International Day of Persons with Disabilities: how are disabilities presented in film and TV?


By Maddy Raven, Film & TV Editor

Casting choices in Hollywood have become the hot topic in recent years. And, while we seem to be making progress, sometimes it feels like a one step forward, two steps back conversation – especially when it comes for the representation of those with special needs.

Imagine, one day, we all woke up to discover that everyone could fly, apart from you. Soon, everyone would begin flying everywhere as part of their daily routine: the commute to work, out for fun. But they could still walk.

When you can fly, who cares? But you, the reader, would remain firmly planted to the ground. Soon, it factors into town planning – buildings with no stairs, because we wouldn’t need them. Right? Wrong.

The majority of the population do not factor accessibility into their thinking because they cannot see beyond their own abilities. When 99% of the people around you seem to share your experience, it’s difficult to understand why someone else may need adjustments made for them to participate in daily life the way you do. Disability is a technically correct term – you do not have the ability to do something that the majority of the population can. However, this does not mean that you somehow have less ‘value’ to society than someone who is able-bodied.

Emily Blunt and Millicent Simmonds in A Quiet Place (2018) | Courtesy of IMDb

In recent news, Sia is producing a film about a girl with ASD (autistim spectrum disorder). In another move by tone-deaf celebrities with too much money, who turn their hand to producing, she’s decided to hire the talented Maddie Ziegler to play the protagonist. Ziegler does not have ASD.

The problem here is that there are plenty of actors and actresses with ASD. They’re our doctors, nurses, teachers, actors, chefs, and so on. It’s not that they’re hiding, or that they should be ashamed: it’s just that this representation isn’t reflected on screen. They’re not given the chance to tell their own stories. And, these stories go beyond the usual ones that we see on-screen of oppression and struggling to fit into an intolerant society.

Refusing to cast actors with ASD, actors who are deaf, actors with all abilities in roles which claim to highlight their stories is insulting

Not only this, but disability does not start and end with deafness, and ASD, though they seem to have become the poster-children for the disabled community. There are, of course, films and series about things other than these two, but they are still the two conditions that come to mind when we think of disability.
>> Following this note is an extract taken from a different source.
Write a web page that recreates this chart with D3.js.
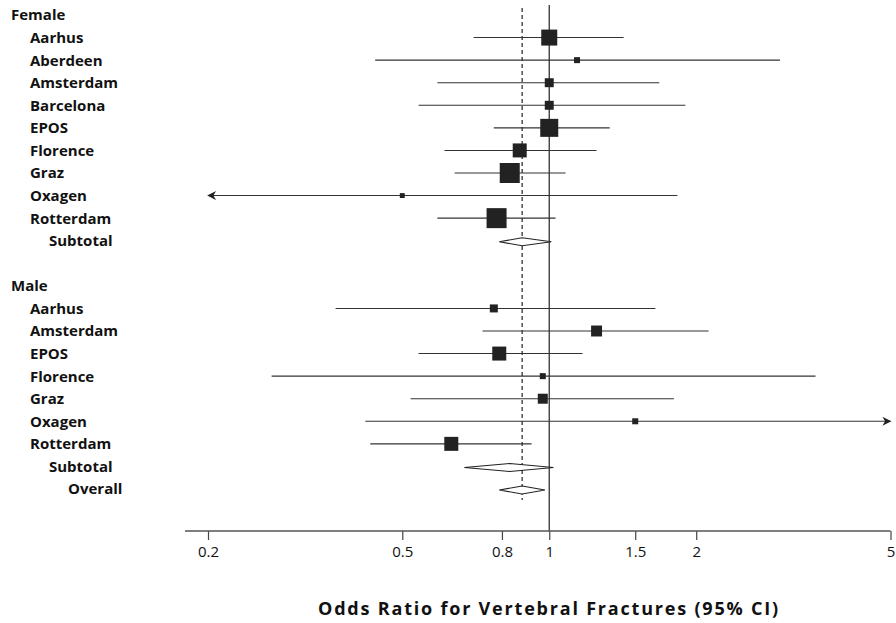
<!DOCTYPE html>
<meta charset="utf-8">
<script src="https://d3js.org/d3.v7.min.js"></script>
<body style="margin:0;background:#fff;">
<svg id="forest" width="896" height="623"></svg>
<script>

// rows from top to bottom (blank row between the two groups)
const labels = ["Female", "Aarhus", "Aberdeen", "Amsterdam", "Barcelona", "EPOS", "Florence", "Graz", "Oxagen", "Rotterdam", "Subtotal",
                "", "Male", "Aarhus", "Amsterdam", "EPOS", "Florence", "Graz", "Oxagen", "Rotterdam", "Subtotal", "Overall"];
// 0 = group header, 1 = study, 2 = subtotal, 3 = overall
const levels = [0, 1, 1, 1, 1, 1, 1, 1, 1, 1, 2, 0, 0, 1, 1, 1, 1, 1, 1, 1, 2, 3];

// odds ratios and 95% CI, null where the row has no estimate
const oddsRatio = [null, 1.00, 1.14, 1.00, 1.00, 1.00, 0.87, 0.83, 0.50, 0.78, 0.88,
                   null, null, 0.77, 1.25, 0.79, 0.97, 0.97, 1.50, 0.63, 0.83, 0.88];
const ciLow     = [null, 0.70, 0.44, 0.59, 0.54, 0.77, 0.61, 0.64, 0.15, 0.59, 0.79,
                   null, null, 0.365, 0.73, 0.54, 0.27, 0.52, 0.42, 0.43, 0.67, 0.79];
const ciHigh    = [null, 1.42, 2.97, 1.68, 1.90, 1.33, 1.25, 1.08, 1.83, 1.03, 1.01,
                   null, null, 1.65, 2.12, 1.17, 3.51, 1.80, 6.00, 0.92, 1.02, 0.98];
// study weights (drive the square size)
const weights   = [null, 6.4, 0.9, 2.0, 2.0, 8.1, 4.9, 10.0, 0.6, 10.0, null,
                   null, null, 1.6, 3.0, 4.9, 0.9, 2.5, 0.9, 4.9, null, null];

const overallOR = 0.88;
const tickValues = [0.2, 0.5, 0.8, 1, 1.5, 2, 5];

const svg = d3.select("#forest");

const x = d3.scaleLog().domain([0.2, 5]).range([208, 890.5]);
const y = d3.scalePoint().domain(d3.range(labels.length)).range([15, 489]);
const side = d3.scaleSqrt().domain([0, 10]).range([0, 20]);

const axisY = 531;

// arrow heads
const defs = svg.append("defs");
defs.append("marker")
    .attr("id", "arrow")
    .attr("viewBox", "0 0 10 10")
    .attr("refX", 9).attr("refY", 5)
    .attr("markerWidth", 12).attr("markerHeight", 9)
    .attr("markerUnits", "userSpaceOnUse")
    .attr("orient", "auto-start-reverse")
  .append("path")
    .attr("d", "M0,0 L10,5 L0,10 L3,5 Z")
    .attr("fill", "#222");

// row labels
svg.append("g")
  .selectAll("text")
  .data(labels)
  .join("text")
    .attr("x", (d, i) => 11 + levels[i] * 19)
    .attr("y", (d, i) => y(i))
    .attr("dy", "0.36em")
    .style("font-family", "'Open Sans', sans-serif")
    .style("font-weight", "bold")
    .style("font-size", "15px")
    .style("fill", "#111")
    .text(d => d);

// no-effect line at 1
svg.append("line")
    .attr("x1", x(1)).attr("x2", x(1))
    .attr("y1", 5).attr("y2", axisY)
    .style("stroke", "#333")
    .style("stroke-width", 1.3);

// overall estimate, dashed
svg.append("line")
    .attr("x1", x(overallOR)).attr("x2", x(overallOR))
    .attr("y1", 8).attr("y2", 500)
    .style("stroke", "#222")
    .style("stroke-width", 1.2)
    .style("stroke-dasharray", "4,3");

const rows = d3.range(labels.length).filter(i => oddsRatio[i] !== null);
const studies = rows.filter(i => levels[i] === 1);
const pooled = rows.filter(i => levels[i] >= 2);

const [dMin, dMax] = x.domain();

// confidence intervals
svg.append("g")
  .selectAll("line")
  .data(studies)
  .join("line")
    .attr("x1", i => x(Math.max(ciLow[i], dMin)))
    .attr("x2", i => x(Math.min(ciHigh[i], dMax)))
    .attr("y1", i => y(i)).attr("y2", i => y(i))
    .attr("marker-start", i => ciLow[i] < dMin ? "url(#arrow)" : null)
    .attr("marker-end", i => ciHigh[i] > dMax ? "url(#arrow)" : null)
    .style("stroke", "#333")
    .style("stroke-width", 1.1);

// study squares
svg.append("g")
  .selectAll("rect")
  .data(studies)
  .join("rect")
    .attr("x", i => x(oddsRatio[i]) - side(weights[i]) / 2)
    .attr("y", i => y(i) - side(weights[i]) / 2)
    .attr("width", i => side(weights[i]))
    .attr("height", i => side(weights[i]))
    .style("fill", "#222");

// pooled diamonds
svg.append("g")
  .selectAll("path")
  .data(pooled)
  .join("path")
    .attr("d", i => {
      const c = y(i) + 1;
      return `M${x(ciLow[i])},${c} L${x(oddsRatio[i])},${c - 4} L${x(ciHigh[i])},${c} L${x(oddsRatio[i])},${c + 4} Z`;
    })
    .style("fill", "#fff")
    .style("stroke", "#222")
    .style("stroke-width", 1.1);

// x axis
const axis = svg.append("g")
    .attr("transform", `translate(0,${axisY})`)
    .call(d3.axisBottom(x).tickValues(tickValues).tickFormat(d3.format("")).tickSize(9).tickSizeOuter(0));
axis.select(".domain").remove();
axis.append("line")
    .attr("x1", 185).attr("x2", x(5))
    .style("stroke", "#555")
    .style("stroke-width", 1.5);
axis.selectAll(".tick line").style("stroke", "#444").style("stroke-width", 1.2);
axis.selectAll(".tick text")
    .attr("y", 15)
    .style("font-family", "'Open Sans', sans-serif")
    .style("font-size", "15px")
    .style("fill", "#111");

// axis title
svg.append("text")
    .attr("x", 549)
    .attr("y", 615)
    .attr("text-anchor", "middle")
    .style("font-family", "'Open Sans', sans-serif")
    .style("font-weight", "bold")
    .style("font-size", "18px")
    .style("letter-spacing", "1.8px")
    .style("fill", "#111")
    .text("Odds Ratio for Vertebral Fractures (95% CI)");

</script>
</body>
Though I’m the last person to say that everything we see on screen should be true to life, refusing to cast actors with ASD, actors who are deaf, actors with all abilities in roles which claim to highlight their stories is insulting.

James McAvoy in Rory O’Shea Was Here (2004) | Courtesy of IMDb

Inspiration porn is also an issue – though it is an accepted rule that stories must have conflict, does that conflict always have to be intolerance? So why do we insist on constantly exploring the struggle of people who we consider disabled? It seems to constantly poke at something akin to a wound, especially when cinema is an escape for so many people.

A Quiet Place (2018) made history: creatures that hunt using an advanced form of echo location destroy America, but a family survives using their knowledge of sign language to communicate and adapt to living in a world that requires almost-silence. Their daughter, Regan, is deaf. Her hearing aid becomes the weapon they use against the aliens: her disability is an advantage. This was huge at the time, and the actress (Millicent Simmonds) playing Regan is genuinely deaf. Producer and star John Krazinski also took care to hire real experts, and the cast and crew learned ASL in order to add to the reality of the film.

Turning Regan’s ‘disability’ into a strength was a refreshing new take when so many films which centre those living with special needs seem to be insistent on talking about grim their lives are. And, Simmonds is a talented actress.

We should be encouraging the careers of actors who have access needs. Not only is it important to increase opportunity for everyone, but casting able-bodied people in these roles implies that even in 2020, people with special needs are unwelcome in Hollywood and beyond.

Though it is a beautiful film, Rory O’Shea Was Here (2004) (otherwise known as Inside I’m Dancing) comes to mind: James McAvoy and Steven Robertson play two young men with severe cerebral palsy, despite being able bodied. This attracted controversy. How can we claim to uplift the voices of people in the disabled community if we constantly replace them with able bodied people?

Cheyenna Clearbrook in Deaf U (2020) | Courtesy of IMDb

Claiming that able bodied people are simply better actors is also incredibly condescending, and downright rude – Millicent Simmonds and many others prove that there is a wealth of talent out there, if only we stopped allowing able-bodied actors to take up these roles as some sort of test of how good their acting is.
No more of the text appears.